Going through some folders with software development projects from the past, I came across this one, which is dating back to the spring of 2003. One of those attempts to get rich quick :) with a startup. The idea was to have a small mobile device with GPS that would show you the map of where you were and then allow you to get directions to the closest coffee shop, gas station, hotel, etc. And then of course sell those ads commercially. Hey, this was still (the end of) the dot-com era. Sounds familiar? Yes, four years later Apple introduced the iPhone, so we're definitely talking here about "prior art".
The app got as far as a functioning prototype with data for downtown San Francisco. You see it here searching for hotels, while walking along Market Street. It had maps and aerial photos from the Microsoft TerraServer. Which is an interesting piece of history, because Microsoft got the maps from the USGS, but bought the aerials from the Russians. Not surprising that it only contained photos from space of the USA. :-)
I got my location information about restaurants, shops, theaters, etc from an on-line Yellow Pages database. I also needed a vector based map, because otherwise you can't do proper path planning. Found that in a database from the US Census Bureau called Tiger. The shortest path calculation was of course based on Dijkstra's algorithm.
In 2003 the mobile devices of the time were PDAs. Remember those? One startup company called "Agenda" developed a model that was fully based on Linux. Through the serial port and using ppp, you could even telnet and ftp into the device. The GUI couldn't do X-Windows – not enough processing power – but someone created a port of FLTK for it. A nice thing was that you could compile the same code base for desktop Linux, Windows or the Agenda.

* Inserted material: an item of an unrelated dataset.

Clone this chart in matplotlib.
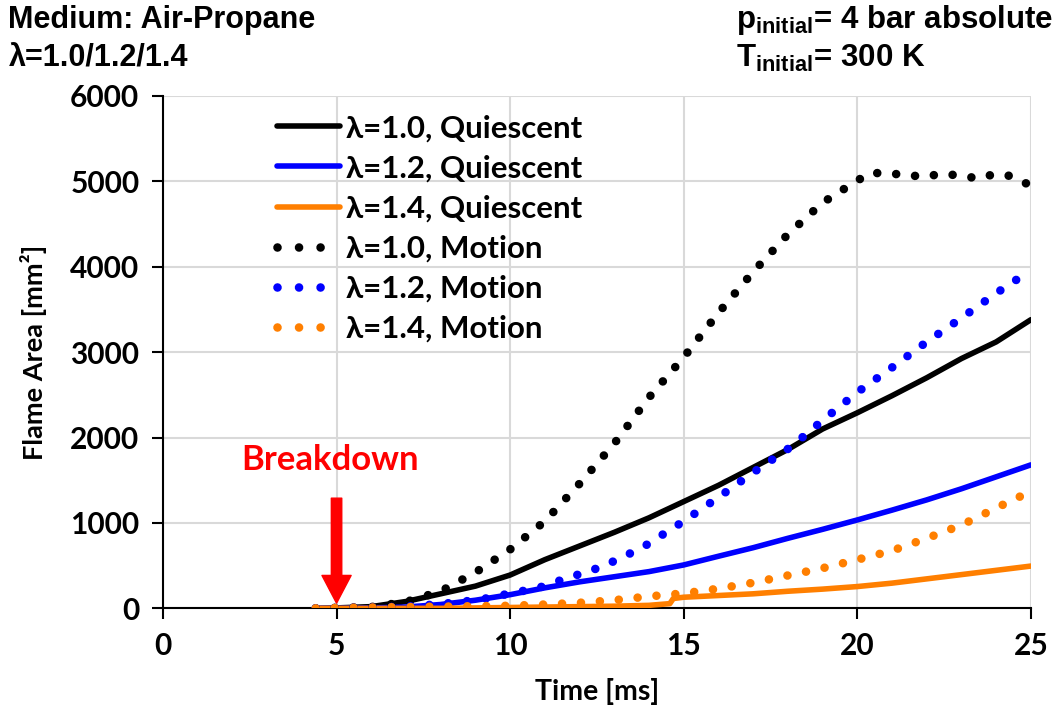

The GPS to use was an easy choice, always been a fan of DeLorme units. It connected to the PDA through a serial cable.
As you can see below, there were various categories to pick from. Or you could do a "Go To" by clicking somewhere on the map. The little white dots are the route to get to your destination. Or you could pick a street name from the Tiger database.
To be honest, by now I have no idea how this could have scaled to cover more than just a city. But it was lots of fun to develop. And it worked.